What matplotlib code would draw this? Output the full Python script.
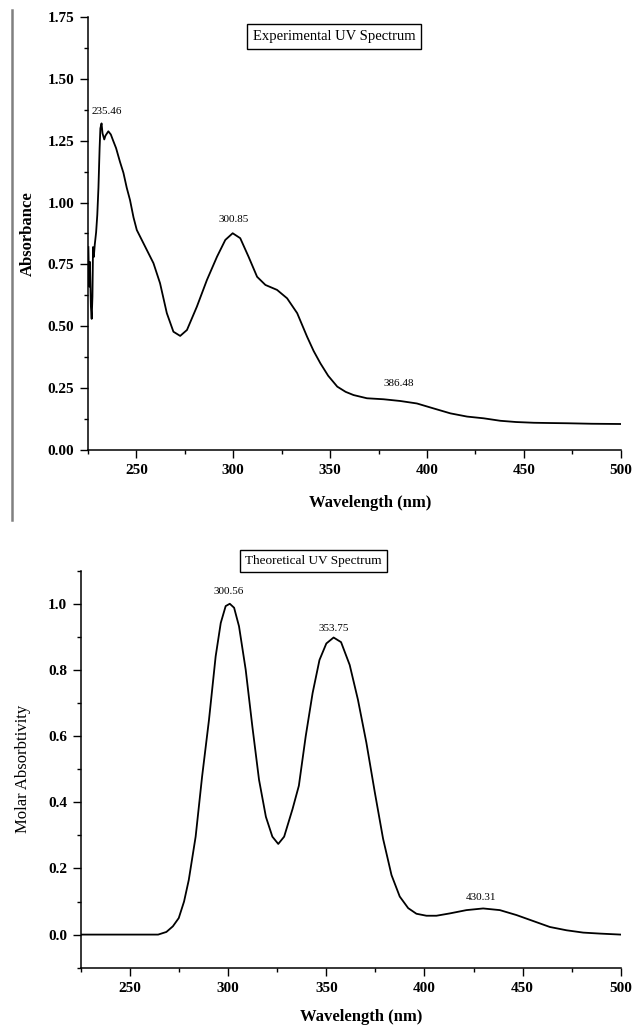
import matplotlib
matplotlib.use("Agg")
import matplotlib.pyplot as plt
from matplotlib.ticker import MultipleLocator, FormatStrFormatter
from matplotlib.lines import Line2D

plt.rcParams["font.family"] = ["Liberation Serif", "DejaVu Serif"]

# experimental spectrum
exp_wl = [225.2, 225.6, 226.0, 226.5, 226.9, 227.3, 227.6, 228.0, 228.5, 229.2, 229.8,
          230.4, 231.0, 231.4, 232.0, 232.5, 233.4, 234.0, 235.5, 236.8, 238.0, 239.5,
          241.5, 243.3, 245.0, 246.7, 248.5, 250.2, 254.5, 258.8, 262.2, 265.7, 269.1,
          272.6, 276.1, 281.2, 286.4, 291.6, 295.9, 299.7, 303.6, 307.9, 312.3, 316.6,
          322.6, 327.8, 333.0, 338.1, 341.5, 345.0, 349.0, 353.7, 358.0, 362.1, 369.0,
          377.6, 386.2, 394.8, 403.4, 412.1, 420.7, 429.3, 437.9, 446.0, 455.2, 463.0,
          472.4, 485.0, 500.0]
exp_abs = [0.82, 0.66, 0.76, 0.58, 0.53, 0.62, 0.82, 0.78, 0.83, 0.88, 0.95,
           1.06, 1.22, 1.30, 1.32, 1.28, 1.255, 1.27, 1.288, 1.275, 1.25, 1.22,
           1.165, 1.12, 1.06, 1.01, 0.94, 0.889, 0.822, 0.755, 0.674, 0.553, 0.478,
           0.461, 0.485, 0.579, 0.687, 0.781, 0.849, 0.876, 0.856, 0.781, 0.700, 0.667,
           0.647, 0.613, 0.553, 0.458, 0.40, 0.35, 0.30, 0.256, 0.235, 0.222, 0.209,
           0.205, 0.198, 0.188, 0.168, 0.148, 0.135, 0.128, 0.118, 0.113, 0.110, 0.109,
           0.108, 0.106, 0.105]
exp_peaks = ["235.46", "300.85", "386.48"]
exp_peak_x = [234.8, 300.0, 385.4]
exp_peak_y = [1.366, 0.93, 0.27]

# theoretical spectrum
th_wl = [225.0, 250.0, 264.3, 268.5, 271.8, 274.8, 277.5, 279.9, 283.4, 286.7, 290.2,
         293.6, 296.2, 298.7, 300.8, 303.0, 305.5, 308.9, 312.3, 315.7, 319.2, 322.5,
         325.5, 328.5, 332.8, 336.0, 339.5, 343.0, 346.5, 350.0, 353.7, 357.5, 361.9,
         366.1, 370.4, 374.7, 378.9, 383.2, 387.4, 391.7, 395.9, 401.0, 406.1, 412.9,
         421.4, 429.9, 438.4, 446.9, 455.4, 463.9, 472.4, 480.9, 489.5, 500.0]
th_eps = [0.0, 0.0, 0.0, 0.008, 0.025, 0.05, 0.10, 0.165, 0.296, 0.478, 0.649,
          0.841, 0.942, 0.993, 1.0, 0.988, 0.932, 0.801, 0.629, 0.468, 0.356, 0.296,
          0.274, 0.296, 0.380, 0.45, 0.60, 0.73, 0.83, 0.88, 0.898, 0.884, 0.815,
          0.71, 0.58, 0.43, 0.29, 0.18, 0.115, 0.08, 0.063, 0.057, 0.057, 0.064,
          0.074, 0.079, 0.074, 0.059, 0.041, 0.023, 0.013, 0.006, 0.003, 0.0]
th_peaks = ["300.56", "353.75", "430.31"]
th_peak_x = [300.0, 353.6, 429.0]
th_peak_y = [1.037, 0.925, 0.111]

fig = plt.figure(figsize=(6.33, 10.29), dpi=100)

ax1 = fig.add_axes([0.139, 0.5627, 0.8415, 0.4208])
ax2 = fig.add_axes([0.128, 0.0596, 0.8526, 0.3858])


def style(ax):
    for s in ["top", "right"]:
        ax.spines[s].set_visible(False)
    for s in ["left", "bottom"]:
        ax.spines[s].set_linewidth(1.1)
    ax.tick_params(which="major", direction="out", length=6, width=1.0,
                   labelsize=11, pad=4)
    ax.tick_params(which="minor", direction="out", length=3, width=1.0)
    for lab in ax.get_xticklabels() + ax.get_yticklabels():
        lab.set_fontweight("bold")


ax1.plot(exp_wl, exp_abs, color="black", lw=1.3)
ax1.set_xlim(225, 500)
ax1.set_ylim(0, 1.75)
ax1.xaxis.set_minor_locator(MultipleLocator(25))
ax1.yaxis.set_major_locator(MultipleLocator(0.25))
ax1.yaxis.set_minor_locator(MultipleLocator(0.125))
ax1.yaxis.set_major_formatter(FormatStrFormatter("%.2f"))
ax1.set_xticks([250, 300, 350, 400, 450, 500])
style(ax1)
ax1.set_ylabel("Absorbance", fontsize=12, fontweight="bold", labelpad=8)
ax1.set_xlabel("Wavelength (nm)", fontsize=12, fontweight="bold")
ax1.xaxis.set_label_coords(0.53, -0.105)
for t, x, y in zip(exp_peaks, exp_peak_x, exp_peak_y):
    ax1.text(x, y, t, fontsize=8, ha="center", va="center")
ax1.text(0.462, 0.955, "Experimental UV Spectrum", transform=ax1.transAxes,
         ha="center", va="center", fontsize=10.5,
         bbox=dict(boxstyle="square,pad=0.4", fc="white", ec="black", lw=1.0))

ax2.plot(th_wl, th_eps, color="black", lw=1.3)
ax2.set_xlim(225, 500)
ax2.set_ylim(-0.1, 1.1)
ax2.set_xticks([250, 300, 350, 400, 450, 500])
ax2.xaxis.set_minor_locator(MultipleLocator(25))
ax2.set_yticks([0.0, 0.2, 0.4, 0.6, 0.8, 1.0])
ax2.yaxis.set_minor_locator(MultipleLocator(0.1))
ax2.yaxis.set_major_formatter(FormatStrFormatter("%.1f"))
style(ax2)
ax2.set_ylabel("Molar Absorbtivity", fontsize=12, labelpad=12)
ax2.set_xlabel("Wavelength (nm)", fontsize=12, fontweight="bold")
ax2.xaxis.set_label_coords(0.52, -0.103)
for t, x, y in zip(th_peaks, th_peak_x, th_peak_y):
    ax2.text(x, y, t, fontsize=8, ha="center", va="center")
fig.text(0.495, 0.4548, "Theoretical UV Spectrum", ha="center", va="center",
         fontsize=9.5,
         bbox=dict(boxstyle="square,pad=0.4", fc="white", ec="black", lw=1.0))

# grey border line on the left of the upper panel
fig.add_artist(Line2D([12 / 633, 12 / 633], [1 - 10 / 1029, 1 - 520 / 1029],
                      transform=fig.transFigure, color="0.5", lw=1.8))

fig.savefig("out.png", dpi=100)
● ● ●
Set problem. Copy all the data exactly as written, but skip any picture.

Task result.
What matplotlib code would draw this? Output the full Python script.
import matplotlib
matplotlib.use("Agg")
import matplotlib.pyplot as plt
from matplotlib.ticker import MultipleLocator, FormatStrFormatter
from matplotlib.lines import Line2D

plt.rcParams["font.family"] = ["Liberation Serif", "DejaVu Serif"]

# experimental spectrum
exp_wl = [225.2, 225.6, 226.0, 226.5, 226.9, 227.3, 227.6, 228.0, 228.5, 229.2, 229.8,
          230.4, 231.0, 231.4, 232.0, 232.5, 233.4, 234.0, 235.5, 236.8, 238.0, 239.5,
          241.5, 243.3, 245.0, 246.7, 248.5, 250.2, 254.5, 258.8, 262.2, 265.7, 269.1,
          272.6, 276.1, 281.2, 286.4, 291.6, 295.9, 299.7, 303.6, 307.9, 312.3, 316.6,
          322.6, 327.8, 333.0, 338.1, 341.5, 345.0, 349.0, 353.7, 358.0, 362.1, 369.0,
          377.6, 386.2, 394.8, 403.4, 412.1, 420.7, 429.3, 437.9, 446.0, 455.2, 463.0,
          472.4, 485.0, 500.0]
exp_abs = [0.82, 0.66, 0.76, 0.58, 0.53, 0.62, 0.82, 0.78, 0.83, 0.88, 0.95,
           1.06, 1.22, 1.30, 1.32, 1.28, 1.255, 1.27, 1.288, 1.275, 1.25, 1.22,
           1.165, 1.12, 1.06, 1.01, 0.94, 0.889, 0.822, 0.755, 0.674, 0.553, 0.478,
           0.461, 0.485, 0.579, 0.687, 0.781, 0.849, 0.876, 0.856, 0.781, 0.700, 0.667,
           0.647, 0.613, 0.553, 0.458, 0.40, 0.35, 0.30, 0.256, 0.235, 0.222, 0.209,
           0.205, 0.198, 0.188, 0.168, 0.148, 0.135, 0.128, 0.118, 0.113, 0.110, 0.109,
           0.108, 0.106, 0.105]
exp_peaks = ["235.46", "300.85", "386.48"]
exp_peak_x = [234.8, 300.0, 385.4]
exp_peak_y = [1.366, 0.93, 0.27]

# theoretical spectrum
th_wl = [225.0, 250.0, 264.3, 268.5, 271.8, 274.8, 277.5, 279.9, 283.4, 286.7, 290.2,
         293.6, 296.2, 298.7, 300.8, 303.0, 305.5, 308.9, 312.3, 315.7, 319.2, 322.5,
         325.5, 328.5, 332.8, 336.0, 339.5, 343.0, 346.5, 350.0, 353.7, 357.5, 361.9,
         366.1, 370.4, 374.7, 378.9, 383.2, 387.4, 391.7, 395.9, 401.0, 406.1, 412.9,
         421.4, 429.9, 438.4, 446.9, 455.4, 463.9, 472.4, 480.9, 489.5, 500.0]
th_eps = [0.0, 0.0, 0.0, 0.008, 0.025, 0.05, 0.10, 0.165, 0.296, 0.478, 0.649,
          0.841, 0.942, 0.993, 1.0, 0.988, 0.932, 0.801, 0.629, 0.468, 0.356, 0.296,
          0.274, 0.296, 0.380, 0.45, 0.60, 0.73, 0.83, 0.88, 0.898, 0.884, 0.815,
          0.71, 0.58, 0.43, 0.29, 0.18, 0.115, 0.08, 0.063, 0.057, 0.057, 0.064,
          0.074, 0.079, 0.074, 0.059, 0.041, 0.023, 0.013, 0.006, 0.003, 0.0]
th_peaks = ["300.56", "353.75", "430.31"]
th_peak_x = [300.0, 353.6, 429.0]
th_peak_y = [1.037, 0.925, 0.111]

fig = plt.figure(figsize=(6.33, 10.29), dpi=100)

ax1 = fig.add_axes([0.139, 0.5627, 0.8415, 0.4208])
ax2 = fig.add_axes([0.128, 0.0596, 0.8526, 0.3858])


def style(ax):
    for s in ["top", "right"]:
        ax.spines[s].set_visible(False)
    for s in ["left", "bottom"]:
        ax.spines[s].set_linewidth(1.1)
    ax.tick_params(which="major", direction="out", length=6, width=1.0,
                   labelsize=11, pad=4)
    ax.tick_params(which="minor", direction="out", length=3, width=1.0)
    for lab in ax.get_xticklabels() + ax.get_yticklabels():
        lab.set_fontweight("bold")


ax1.plot(exp_wl, exp_abs, color="black", lw=1.3)
ax1.set_xlim(225, 500)
ax1.set_ylim(0, 1.75)
ax1.xaxis.set_minor_locator(MultipleLocator(25))
ax1.yaxis.set_major_locator(MultipleLocator(0.25))
ax1.yaxis.set_minor_locator(MultipleLocator(0.125))
ax1.yaxis.set_major_formatter(FormatStrFormatter("%.2f"))
ax1.set_xticks([250, 300, 350, 400, 450, 500])
style(ax1)
ax1.set_ylabel("Absorbance", fontsize=12, fontweight="bold", labelpad=8)
ax1.set_xlabel("Wavelength (nm)", fontsize=12, fontweight="bold")
ax1.xaxis.set_label_coords(0.53, -0.105)
for t, x, y in zip(exp_peaks, exp_peak_x, exp_peak_y):
    ax1.text(x, y, t, fontsize=8, ha="center", va="center")
ax1.text(0.462, 0.955, "Experimental UV Spectrum", transform=ax1.transAxes,
         ha="center", va="center", fontsize=10.5,
         bbox=dict(boxstyle="square,pad=0.4", fc="white", ec="black", lw=1.0))

ax2.plot(th_wl, th_eps, color="black", lw=1.3)
ax2.set_xlim(225, 500)
ax2.set_ylim(-0.1, 1.1)
ax2.set_xticks([250, 300, 350, 400, 450, 500])
ax2.xaxis.set_minor_locator(MultipleLocator(25))
ax2.set_yticks([0.0, 0.2, 0.4, 0.6, 0.8, 1.0])
ax2.yaxis.set_minor_locator(MultipleLocator(0.1))
ax2.yaxis.set_major_formatter(FormatStrFormatter("%.1f"))
style(ax2)
ax2.set_ylabel("Molar Absorbtivity", fontsize=12, labelpad=12)
ax2.set_xlabel("Wavelength (nm)", fontsize=12, fontweight="bold")
ax2.xaxis.set_label_coords(0.52, -0.103)
for t, x, y in zip(th_peaks, th_peak_x, th_peak_y):
    ax2.text(x, y, t, fontsize=8, ha="center", va="center")
fig.text(0.495, 0.4548, "Theoretical UV Spectrum", ha="center", va="center",
         fontsize=9.5,
         bbox=dict(boxstyle="square,pad=0.4", fc="white", ec="black", lw=1.0))

# grey border line on the left of the upper panel
fig.add_artist(Line2D([12 / 633, 12 / 633], [1 - 10 / 1029, 1 - 520 / 1029],
                      transform=fig.transFigure, color="0.5", lw=1.8))

fig.savefig("out.png", dpi=100)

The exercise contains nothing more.